A comprehensive study on the impact of Gd substitution on structural, optical and magnetic properties of ZnO nanocrystals

Abstract We report here the impact of Gd substitution on structural, optical, photoluminescence and magnetic properties of Zn1-xGdxO (x=0.02-0.10) nanocrystals. Rietveld refinement of PXRD patterns, SAED and FTIR analysis revealed that Zn1-xGdxO nanoparticles crystallize in single phase wurtzite type hexagonal symmetry. HRTEM & SEM analysis confirmed good crystallinity of Zn1-xGdxO nanocrystals with a wide size distribution in 10-40 nm range. Concentration of Gd3+ ions at the Zn site causes a systematic reduction in the average crystallite size of Zn1-xGdxO nanocrystals. UV-Vis-NIR and photoluminescence spectroscopic studies showed decrement in band gap energy and suppression of UV emission (391-416 nm) with Gd concentration in Zn1-xGdxO. Analysis of the visible band emission spectra demonstrated that 325 nm photoexcited Zn1-xGdxO nanocrystals emit light in the orange-red region due to formation of complex defects in the ZnO lattice.
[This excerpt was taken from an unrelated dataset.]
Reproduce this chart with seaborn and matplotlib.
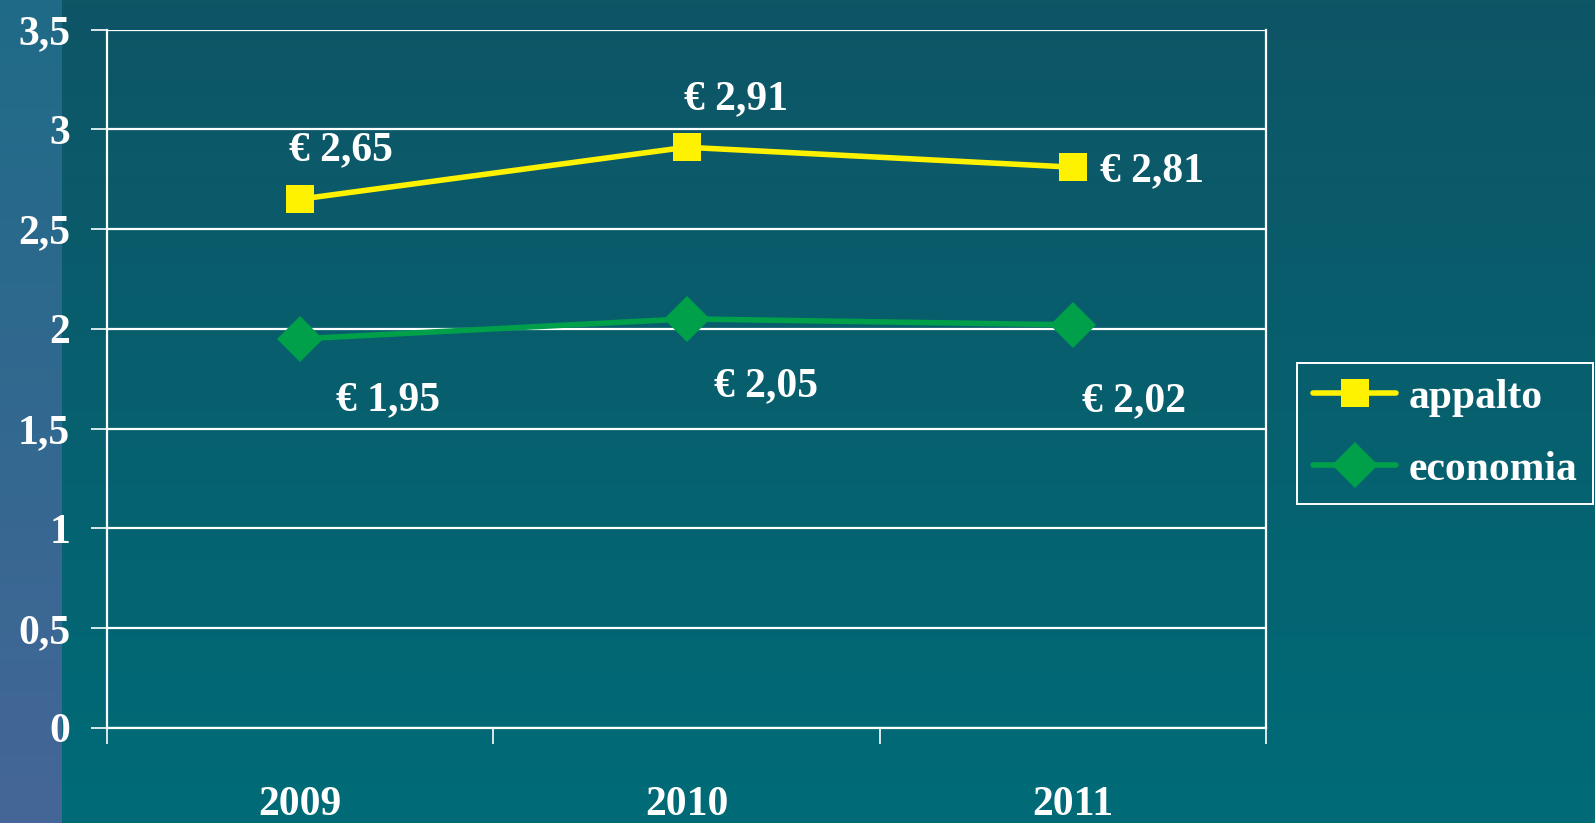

M-H curves of 2% and 4% Gd doped ZnO nanocrystals recorded at 300 K showed thin ferromagnetic hysteresis loop (almost equal Mr=~1.8memu/g and Hc=~210 & ~136 Oe for 2% and 4% Gd doped ZnO respectively) at lower magnetic fields but in the high field range, the magnetization responded linearly with the applied magnetic fields and, thus establishes coexistence of paramagnetic and weak ferromagnetic ordering in 2% and 4% Gd substituted ZnO nanocrystals. The higher 6%, 8% and 10% Gd substituted ZnO nanocrystals are found to be paramagnetic at 300 K. At 5 K, all the samples showed S-shaped M-H curves with negligible coercivity & retentivity and the magnetization monotonically incremented (5-25 emu/g) with increasing Gd concentration in ZnO. Superparamagnetic clusters and antiferromagnetic states coexist in Zn1-xGdxO nanocrystals at 5 K. Magnetic and optical properties of Zn1-xGdxO nanocrystals are suitable for magneto-optoelectronic applications.